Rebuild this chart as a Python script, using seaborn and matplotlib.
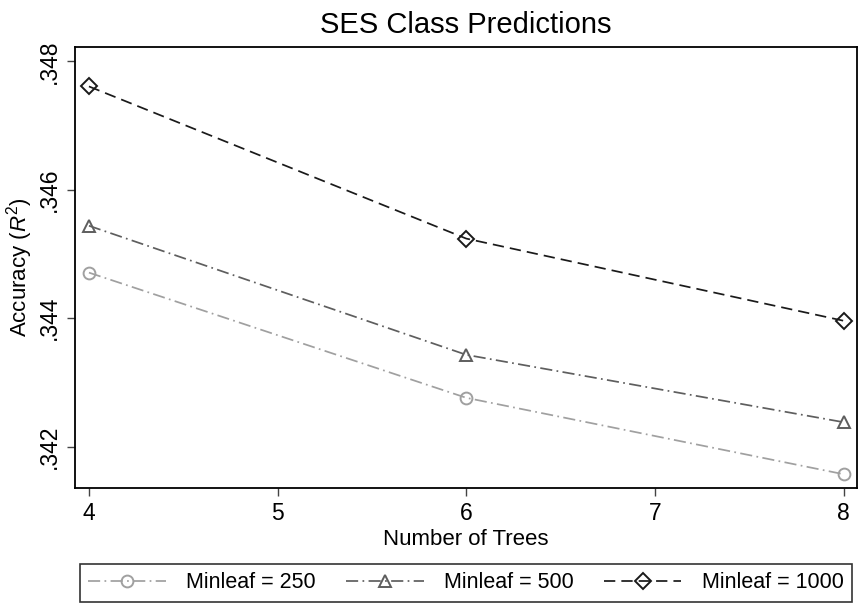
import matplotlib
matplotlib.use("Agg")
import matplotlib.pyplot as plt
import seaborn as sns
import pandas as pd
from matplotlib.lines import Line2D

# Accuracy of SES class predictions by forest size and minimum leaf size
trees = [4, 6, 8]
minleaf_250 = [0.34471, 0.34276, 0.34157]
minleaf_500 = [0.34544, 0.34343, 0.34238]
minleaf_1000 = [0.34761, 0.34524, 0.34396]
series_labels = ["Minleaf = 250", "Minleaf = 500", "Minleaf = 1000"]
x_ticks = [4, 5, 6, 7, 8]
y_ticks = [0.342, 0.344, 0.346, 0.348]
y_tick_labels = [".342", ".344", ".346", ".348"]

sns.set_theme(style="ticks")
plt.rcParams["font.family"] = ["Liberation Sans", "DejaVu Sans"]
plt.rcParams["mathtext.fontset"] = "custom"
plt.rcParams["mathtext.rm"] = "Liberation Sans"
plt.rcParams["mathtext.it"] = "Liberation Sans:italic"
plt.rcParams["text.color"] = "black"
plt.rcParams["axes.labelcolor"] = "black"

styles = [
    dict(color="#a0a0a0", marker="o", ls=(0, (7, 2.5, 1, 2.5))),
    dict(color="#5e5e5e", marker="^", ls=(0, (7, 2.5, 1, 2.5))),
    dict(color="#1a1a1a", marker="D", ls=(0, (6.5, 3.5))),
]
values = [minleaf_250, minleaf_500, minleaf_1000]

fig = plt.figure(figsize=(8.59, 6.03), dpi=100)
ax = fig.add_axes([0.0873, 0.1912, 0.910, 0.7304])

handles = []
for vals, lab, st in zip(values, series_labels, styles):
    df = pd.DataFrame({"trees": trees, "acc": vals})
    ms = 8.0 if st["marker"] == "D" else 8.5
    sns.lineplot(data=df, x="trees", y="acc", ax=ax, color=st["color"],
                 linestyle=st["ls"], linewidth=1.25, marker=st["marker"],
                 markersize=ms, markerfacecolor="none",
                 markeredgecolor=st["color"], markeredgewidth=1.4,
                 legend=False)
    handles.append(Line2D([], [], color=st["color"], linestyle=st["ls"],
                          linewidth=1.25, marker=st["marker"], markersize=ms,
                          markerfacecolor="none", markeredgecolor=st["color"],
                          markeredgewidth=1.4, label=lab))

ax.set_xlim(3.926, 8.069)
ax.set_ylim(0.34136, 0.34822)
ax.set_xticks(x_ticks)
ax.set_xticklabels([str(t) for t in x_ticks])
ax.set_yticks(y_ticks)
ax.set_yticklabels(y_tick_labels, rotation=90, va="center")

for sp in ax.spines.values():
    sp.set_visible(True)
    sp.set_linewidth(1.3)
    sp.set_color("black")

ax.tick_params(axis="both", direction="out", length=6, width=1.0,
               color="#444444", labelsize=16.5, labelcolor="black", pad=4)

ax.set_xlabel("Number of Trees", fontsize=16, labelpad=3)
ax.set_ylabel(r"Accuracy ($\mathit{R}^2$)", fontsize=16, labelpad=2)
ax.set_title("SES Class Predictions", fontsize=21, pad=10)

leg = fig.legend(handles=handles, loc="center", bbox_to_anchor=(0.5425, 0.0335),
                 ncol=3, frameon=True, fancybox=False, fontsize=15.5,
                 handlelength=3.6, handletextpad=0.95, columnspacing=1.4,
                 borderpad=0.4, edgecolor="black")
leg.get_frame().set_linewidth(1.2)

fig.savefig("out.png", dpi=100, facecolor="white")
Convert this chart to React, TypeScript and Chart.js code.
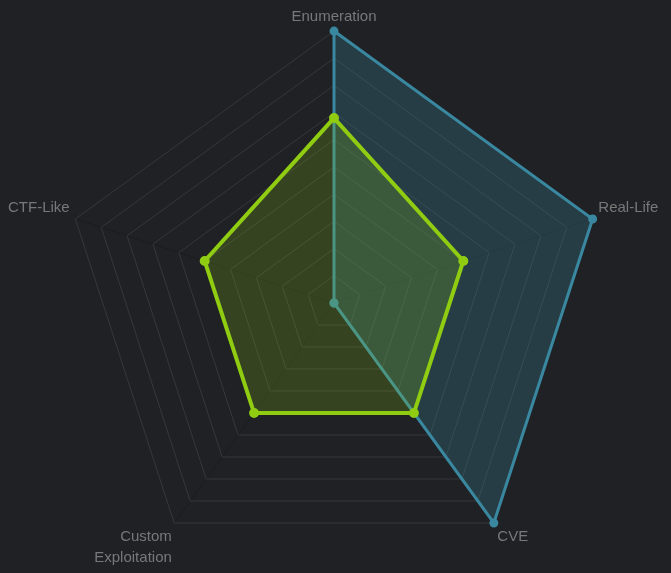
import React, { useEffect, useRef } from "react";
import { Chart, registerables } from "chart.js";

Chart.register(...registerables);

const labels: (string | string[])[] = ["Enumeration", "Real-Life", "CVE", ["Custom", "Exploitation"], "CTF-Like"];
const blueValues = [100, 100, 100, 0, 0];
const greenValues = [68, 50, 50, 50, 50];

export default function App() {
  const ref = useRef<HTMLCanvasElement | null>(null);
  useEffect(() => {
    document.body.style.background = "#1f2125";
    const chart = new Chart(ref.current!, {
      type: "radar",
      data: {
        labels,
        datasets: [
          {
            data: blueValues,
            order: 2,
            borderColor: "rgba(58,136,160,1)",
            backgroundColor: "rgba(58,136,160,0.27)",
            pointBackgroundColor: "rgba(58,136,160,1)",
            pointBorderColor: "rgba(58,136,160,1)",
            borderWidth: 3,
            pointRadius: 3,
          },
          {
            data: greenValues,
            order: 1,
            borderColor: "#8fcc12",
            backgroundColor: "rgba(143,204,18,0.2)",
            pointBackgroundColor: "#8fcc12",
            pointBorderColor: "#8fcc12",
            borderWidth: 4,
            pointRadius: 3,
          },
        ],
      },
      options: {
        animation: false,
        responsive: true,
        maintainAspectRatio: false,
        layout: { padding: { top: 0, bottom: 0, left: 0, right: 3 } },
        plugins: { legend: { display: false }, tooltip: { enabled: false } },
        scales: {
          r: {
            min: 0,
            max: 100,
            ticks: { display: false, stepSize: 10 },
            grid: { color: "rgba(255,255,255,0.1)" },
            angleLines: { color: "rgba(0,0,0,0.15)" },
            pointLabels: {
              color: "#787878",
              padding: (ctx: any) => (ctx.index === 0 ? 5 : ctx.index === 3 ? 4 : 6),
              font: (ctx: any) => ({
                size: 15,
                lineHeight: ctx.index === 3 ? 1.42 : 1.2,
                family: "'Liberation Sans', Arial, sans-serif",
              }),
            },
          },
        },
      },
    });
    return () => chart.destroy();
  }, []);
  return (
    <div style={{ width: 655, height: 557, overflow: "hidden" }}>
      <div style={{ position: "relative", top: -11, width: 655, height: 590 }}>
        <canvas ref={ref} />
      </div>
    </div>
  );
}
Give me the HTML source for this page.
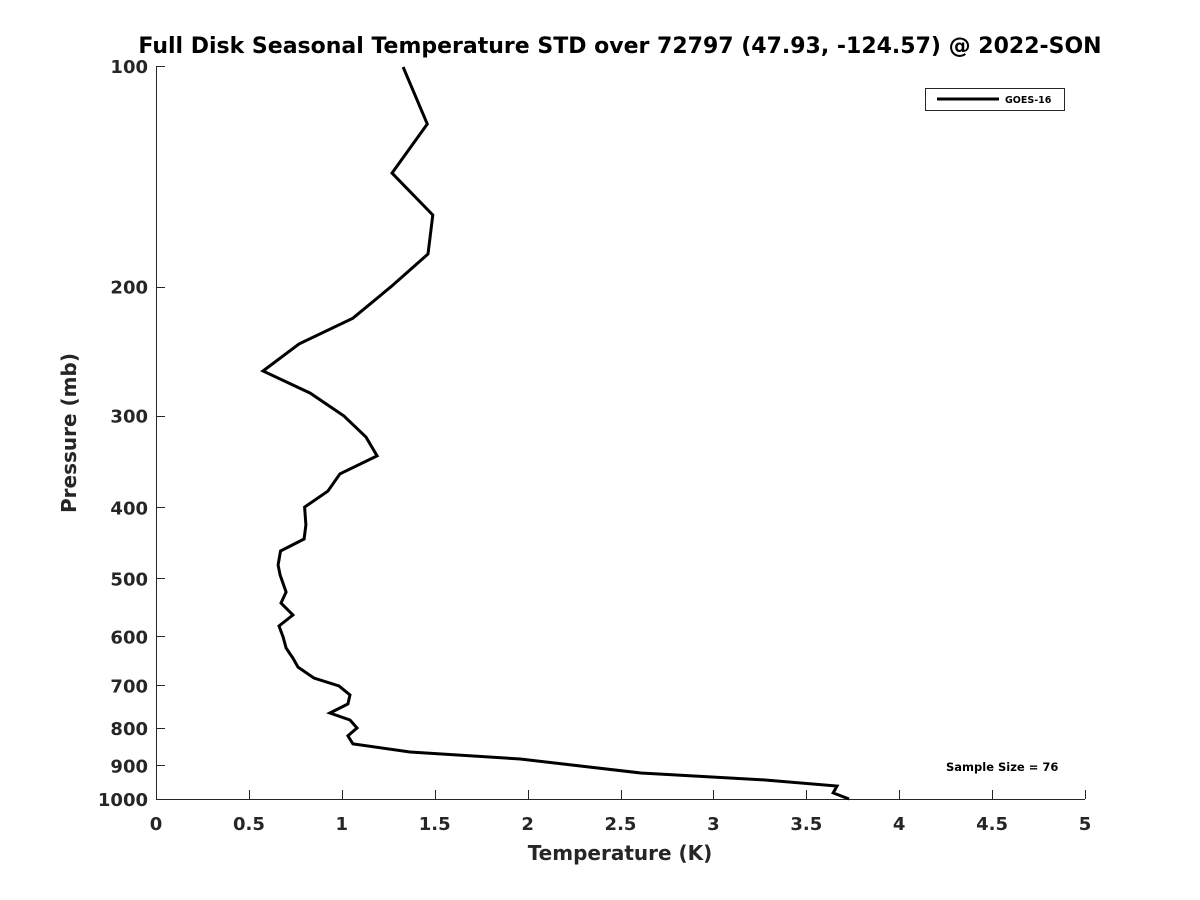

Problem requirements:
Your task is to retype all the entries exactly and leave out any pictures.

Solution:
Rebuild this chart as a Python script, using seaborn and matplotlib.
import matplotlib
matplotlib.use("Agg")
import matplotlib.pyplot as plt
import seaborn as sns
import pandas as pd
from matplotlib.lines import Line2D

# Accuracy of SES class predictions by forest size and minimum leaf size
trees = [4, 6, 8]
minleaf_250 = [0.34471, 0.34276, 0.34157]
minleaf_500 = [0.34544, 0.34343, 0.34238]
minleaf_1000 = [0.34761, 0.34524, 0.34396]
series_labels = ["Minleaf = 250", "Minleaf = 500", "Minleaf = 1000"]
x_ticks = [4, 5, 6, 7, 8]
y_ticks = [0.342, 0.344, 0.346, 0.348]
y_tick_labels = [".342", ".344", ".346", ".348"]

sns.set_theme(style="ticks")
plt.rcParams["font.family"] = ["Liberation Sans", "DejaVu Sans"]
plt.rcParams["mathtext.fontset"] = "custom"
plt.rcParams["mathtext.rm"] = "Liberation Sans"
plt.rcParams["mathtext.it"] = "Liberation Sans:italic"
plt.rcParams["text.color"] = "black"
plt.rcParams["axes.labelcolor"] = "black"

styles = [
    dict(color="#a0a0a0", marker="o", ls=(0, (7, 2.5, 1, 2.5))),
    dict(color="#5e5e5e", marker="^", ls=(0, (7, 2.5, 1, 2.5))),
    dict(color="#1a1a1a", marker="D", ls=(0, (6.5, 3.5))),
]
values = [minleaf_250, minleaf_500, minleaf_1000]

fig = plt.figure(figsize=(8.59, 6.03), dpi=100)
ax = fig.add_axes([0.0873, 0.1912, 0.910, 0.7304])

handles = []
for vals, lab, st in zip(values, series_labels, styles):
    df = pd.DataFrame({"trees": trees, "acc": vals})
    ms = 8.0 if st["marker"] == "D" else 8.5
    sns.lineplot(data=df, x="trees", y="acc", ax=ax, color=st["color"],
                 linestyle=st["ls"], linewidth=1.25, marker=st["marker"],
                 markersize=ms, markerfacecolor="none",
                 markeredgecolor=st["color"], markeredgewidth=1.4,
                 legend=False)
    handles.append(Line2D([], [], color=st["color"], linestyle=st["ls"],
                          linewidth=1.25, marker=st["marker"], markersize=ms,
                          markerfacecolor="none", markeredgecolor=st["color"],
                          markeredgewidth=1.4, label=lab))

ax.set_xlim(3.926, 8.069)
ax.set_ylim(0.34136, 0.34822)
ax.set_xticks(x_ticks)
ax.set_xticklabels([str(t) for t in x_ticks])
ax.set_yticks(y_ticks)
ax.set_yticklabels(y_tick_labels, rotation=90, va="center")

for sp in ax.spines.values():
    sp.set_visible(True)
    sp.set_linewidth(1.3)
    sp.set_color("black")

ax.tick_params(axis="both", direction="out", length=6, width=1.0,
               color="#444444", labelsize=16.5, labelcolor="black", pad=4)

ax.set_xlabel("Number of Trees", fontsize=16, labelpad=3)
ax.set_ylabel(r"Accuracy ($\mathit{R}^2$)", fontsize=16, labelpad=2)
ax.set_title("SES Class Predictions", fontsize=21, pad=10)

leg = fig.legend(handles=handles, loc="center", bbox_to_anchor=(0.5425, 0.0335),
                 ncol=3, frameon=True, fancybox=False, fontsize=15.5,
                 handlelength=3.6, handletextpad=0.95, columnspacing=1.4,
                 borderpad=0.4, edgecolor="black")
leg.get_frame().set_linewidth(1.2)

fig.savefig("out.png", dpi=100, facecolor="white")
Convert this chart to React, TypeScript and Chart.js code.
import React, { useEffect, useRef } from "react";
import { Chart, registerables } from "chart.js";

Chart.register(...registerables);

const labels: (string | string[])[] = ["Enumeration", "Real-Life", "CVE", ["Custom", "Exploitation"], "CTF-Like"];
const blueValues = [100, 100, 100, 0, 0];
const greenValues = [68, 50, 50, 50, 50];

export default function App() {
  const ref = useRef<HTMLCanvasElement | null>(null);
  useEffect(() => {
    document.body.style.background = "#1f2125";
    const chart = new Chart(ref.current!, {
      type: "radar",
      data: {
        labels,
        datasets: [
          {
            data: blueValues,
            order: 2,
            borderColor: "rgba(58,136,160,1)",
            backgroundColor: "rgba(58,136,160,0.27)",
            pointBackgroundColor: "rgba(58,136,160,1)",
            pointBorderColor: "rgba(58,136,160,1)",
            borderWidth: 3,
            pointRadius: 3,
          },
          {
            data: greenValues,
            order: 1,
            borderColor: "#8fcc12",
            backgroundColor: "rgba(143,204,18,0.2)",
            pointBackgroundColor: "#8fcc12",
            pointBorderColor: "#8fcc12",
            borderWidth: 4,
            pointRadius: 3,
          },
        ],
      },
      options: {
        animation: false,
        responsive: true,
        maintainAspectRatio: false,
        layout: { padding: { top: 0, bottom: 0, left: 0, right: 3 } },
        plugins: { legend: { display: false }, tooltip: { enabled: false } },
        scales: {
          r: {
            min: 0,
            max: 100,
            ticks: { display: false, stepSize: 10 },
            grid: { color: "rgba(255,255,255,0.1)" },
            angleLines: { color: "rgba(0,0,0,0.15)" },
            pointLabels: {
              color: "#787878",
              padding: (ctx: any) => (ctx.index === 0 ? 5 : ctx.index === 3 ? 4 : 6),
              font: (ctx: any) => ({
                size: 15,
                lineHeight: ctx.index === 3 ? 1.42 : 1.2,
                family: "'Liberation Sans', Arial, sans-serif",
              }),
            },
          },
        },
      },
    });
    return () => chart.destroy();
  }, []);
  return (
    <div style={{ width: 655, height: 557, overflow: "hidden" }}>
      <div style={{ position: "relative", top: -11, width: 655, height: 590 }}>
        <canvas ref={ref} />
      </div>
    </div>
  );
}
Give me the HTML source for this page.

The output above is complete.